Both variables were plotted in logarithmic scales showing a positive linear relationship. Log-log relationships happen when strong variations in one variable causes strong variations in the other.
# log-log plot
# one of them correlates with price.
plt.figure(figsize = [8, 5])
plt.scatter(data = trip_data3.sample(1000, random_state = 4), x = 'duration_min', y = 'trip_length', alpha = 1/5);
plt.xscale('log')
tick_locsx = [1, 2, 4, 8, 16, 32, 64, 128, 256]
plt.xticks(tick_locsx, tick_locsx)
plt.yscale('log')
tick_locs = [0.1, 0.3, 1, 3, 10, 20]
plt.yticks(tick_locs, tick_locs);
plt.xlabel('Duration (minutes)');
plt.ylabel("Trip's length (km)");
plt.title("Trip's length (log scale) vs. duration (log scale)");
At first, plotting the type of customer along with durations and lengths showed that subscribed users were less scattered than customers, in spite of being the majority. Subscribers went on longer trips whereas customers had a strong presence in trips that lasted around 30 minutes regardless of the length covered.
# plot two numerical plus one categorical
g = sb.FacetGrid(data = trip_data3.sample(1000, random_state = 4), hue = 'user_type', height= 4.5)
g.map(plt.scatter, 'duration_min', 'trip_length')
g.add_legend(title = 'User type');
plt.xscale('log')
tick_locsx = [1, 2, 4, 8, 16, 32, 64, 128, 256]
plt.xticks(tick_locsx, tick_locsx)
plt.yscale('log')
tick_locs = [0.1, 0.3, 1, 3, 10, 20]
plt.yticks(tick_locs, tick_locs);
plt.xlabel('Duration (minutes)');
plt.ylabel("Trip's length (km)");
plt.title("Length vs Duration (log scales) by type of user");
After plotting each type of customer in the short and medium trips it showed that indeed, subscribers described a more consistent distribution whereas customers had more variability. Their differences were distinctive for each kind of trip.
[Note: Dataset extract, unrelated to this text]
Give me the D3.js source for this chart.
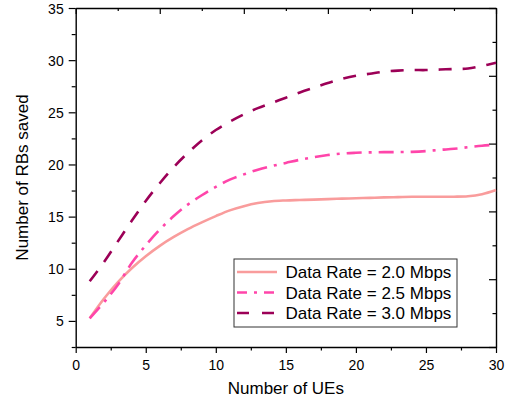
<!DOCTYPE html>
<html>
<head>
<meta charset="utf-8">
<script src="https://cdn.jsdelivr.net/npm/d3@7"></script>
<style>
  body { margin: 0; background: #fff; }
  text { font-family: "Liberation Sans", Arial, sans-serif; fill: #000; }
</style>
</head>
<body>
<svg id="chart" width="509" height="402"></svg>
<script>
// number of UEs
var ues = d3.range(1, 31);

// RBs saved, one array per data rate
var rate20 = [5.25, 7.1, 8.7, 10.05, 11.2, 12.2, 13.05, 13.8, 14.45, 15.05,
  15.6, 16.0, 16.3, 16.48, 16.55, 16.59, 16.63, 16.68, 16.72, 16.76,
  16.8, 16.84, 16.87, 16.9, 16.91, 16.91, 16.91, 16.95, 17.15, 17.55];
var rate25 = [5.25, 6.75, 8.45, 10.55, 12.25, 13.75, 15.05, 16.15, 17.05, 17.85,
  18.55, 19.05, 19.5, 19.85, 20.15, 20.45, 20.7, 20.9, 21.05, 21.12,
  21.16, 21.18, 21.19, 21.21, 21.28, 21.4, 21.5, 21.65, 21.8, 21.9];
var rate30 = [8.8, 10.6, 12.6, 14.6, 16.5, 18.2, 19.75, 21.1, 22.3, 23.3,
  24.1, 24.8, 25.4, 25.9, 26.4, 26.9, 27.35, 27.8, 28.2, 28.5,
  28.7, 28.9, 29.0, 29.05, 29.05, 29.1, 29.15, 29.2, 29.45, 29.75];

var seriesNames = ["Data Rate = 2.0 Mbps", "Data Rate = 2.5 Mbps", "Data Rate = 3.0 Mbps"];
var xTicks = [0, 5, 10, 15, 20, 25, 30];
var yTicks = [5, 10, 15, 20, 25, 30, 35];

var series = [
  { name: seriesNames[0], values: rate20, color: "#f99c9c", dash: null },
  { name: seriesNames[1], values: rate25, color: "#ff45aa", dash: "15,7,3,7" },
  { name: seriesNames[2], values: rate30, color: "#9c0057", dash: "13,11" }
];

var svg = d3.select("#chart");
var mLeft = 75.7, mRight = 496, mTop = 8, mBottom = 347;

var x = d3.scaleLinear().domain([0, 30]).range([mLeft, mRight]);
var y = d3.scaleLinear().domain([2.5, 35]).range([mBottom, mTop]);

// opposite axes have 10 divisions of their own
var xTop = d3.scaleLinear().domain([0, 10]).range([mLeft, mRight]);
var yRight = d3.scaleLinear().domain([0, 10]).range([mBottom, mTop]);

var axisColor = "#000";

// bottom axis
var gx = svg.append("g").attr("transform", "translate(0," + mBottom + ")");
gx.call(d3.axisBottom(x).tickValues(d3.range(0, 30.1, 2.5)).tickSize(3.5).tickSizeOuter(0).tickFormat(""));
gx.selectAll(".tick").filter(d => xTicks.includes(d)).select("line").attr("y2", 6);
gx.selectAll(".tick").filter(d => xTicks.includes(d)).append("text")
  .attr("y", 23).attr("text-anchor", "middle").style("font-size", "14px")
  .text(d => d);

// left axis
var gy = svg.append("g").attr("transform", "translate(" + mLeft + ",0)");
gy.call(d3.axisLeft(y).tickValues(d3.range(2.5, 35.1, 2.5)).tickSize(4).tickSizeOuter(0).tickFormat(""));
gy.selectAll(".tick").filter(d => yTicks.includes(d)).select("line").attr("x2", -7);
gy.selectAll(".tick").filter(d => yTicks.includes(d)).append("text")
  .attr("x", -12).attr("dy", "0.36em").attr("text-anchor", "end").style("font-size", "14px")
  .text(d => d);

// top axis, ticks inward
var gt = svg.append("g").attr("transform", "translate(0," + mTop + ")");
gt.call(d3.axisBottom(xTop).ticks(10).tickSize(3).tickSizeOuter(0).tickFormat(""));
gt.selectAll(".tick").filter(d => d % 2 === 0).select("line").attr("y2", 6);

// right axis, ticks inward
var gr = svg.append("g").attr("transform", "translate(" + mRight + ",0)");
gr.call(d3.axisLeft(yRight).ticks(10).tickSize(3.5).tickSizeOuter(0).tickFormat(""));
gr.selectAll(".tick").filter(d => d % 2 === 0).select("line").attr("x2", -7);

svg.selectAll(".domain").attr("stroke", axisColor).attr("stroke-width", 1.4);
svg.selectAll(".tick line").attr("stroke", axisColor).attr("stroke-width", 1.2);

// axis titles
svg.append("text").attr("x", (mLeft + mRight) / 2).attr("y", 394)
  .attr("text-anchor", "middle").style("font-size", "17px").text("Number of UEs");
svg.append("text").attr("transform", "translate(28," + ((mTop + mBottom) / 2) + ") rotate(-90)")
  .attr("text-anchor", "middle").style("font-size", "17px").text("Number of RBs saved");

// curves
var line = d3.line()
  .x((d, i) => x(ues[i]))
  .y(d => y(d))
  .curve(d3.curveCatmullRom.alpha(0.5));

svg.append("g").selectAll("path").data(series).join("path")
  .attr("d", d => line(d.values))
  .attr("fill", "none")
  .attr("stroke", d => d.color)
  .attr("stroke-width", 2.6)
  .attr("stroke-dasharray", d => d.dash);

// legend
var legend = svg.append("g");
legend.append("rect").attr("x", 234).attr("y", 259).attr("width", 223).attr("height", 68)
  .attr("fill", "#fff").attr("stroke", "#333").attr("stroke-width", 1);
var items = legend.selectAll("g.item").data(series).join("g")
  .attr("class", "item")
  .attr("transform", (d, i) => "translate(0," + (272 + i * 20.5) + ")");
items.append("line").attr("x1", 237).attr("x2", 277).attr("y1", 0).attr("y2", 0)
  .attr("stroke", d => d.color).attr("stroke-width", 2.6)
  .attr("stroke-dasharray", (d, i) => i === 1 ? "10,7,3,7" : (i === 2 ? "12,13" : null));
items.append("text").attr("x", 285.5).attr("y", 6).style("font-size", "17px").text(d => d.name);
</script>
</body>
</html>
# plot two numerical plus one categorical
g = sb.FacetGrid(data = short_trips.sample(1000, random_state = 4), hue = 'user_type', height= 4.5)
g.map(plt.scatter, 'duration_min', 'trip_length')
g.add_legend(title = 'User type');
plt.xlabel('Duration (minutes)');
plt.ylabel("Trip's length (km)");
plt.title("Length vs Duration (log scales) by type of user - Shorter trips");
# plot two numerical plus one categorical
g = sb.FacetGrid(data = medium_trips.sample(1000, random_state = 4), hue = 'user_type', height= 4.5)
g.map(plt.scatter, 'duration_min', 'trip_length')
g.add_legend(title = 'User type');
plt.xlabel('Duration (minutes)');
plt.ylabel("Trip's length (km)");
plt.title("Length vs Duration (log scales) by type of user - Longer trips");
Both users are more scattered in medium trips.
# create faceted heat maps on levels of the cut variable
g = sb.FacetGrid(data = trip_data3.sample(1000, random_state = 4), col = 'user_type', height = 4.5)
g.map(plt.scatter, 'log_duration_min', 'log_length', color = 'red');
g.fig.suptitle('Duration vs Length by type of user', y = 1.08)
g.axes[0,0].set_title('Users = Subscribers')
g.axes[0,1].set_title('Users = Customers')
g.axes[0,0].set_ylabel('Length (km)')
g.axes[0,0].set_xlabel('Duration (Minutes)');
g.axes[0,1].set_xlabel('Duration (Minutes)');
This plot shows how different distributions subscribers and customers have.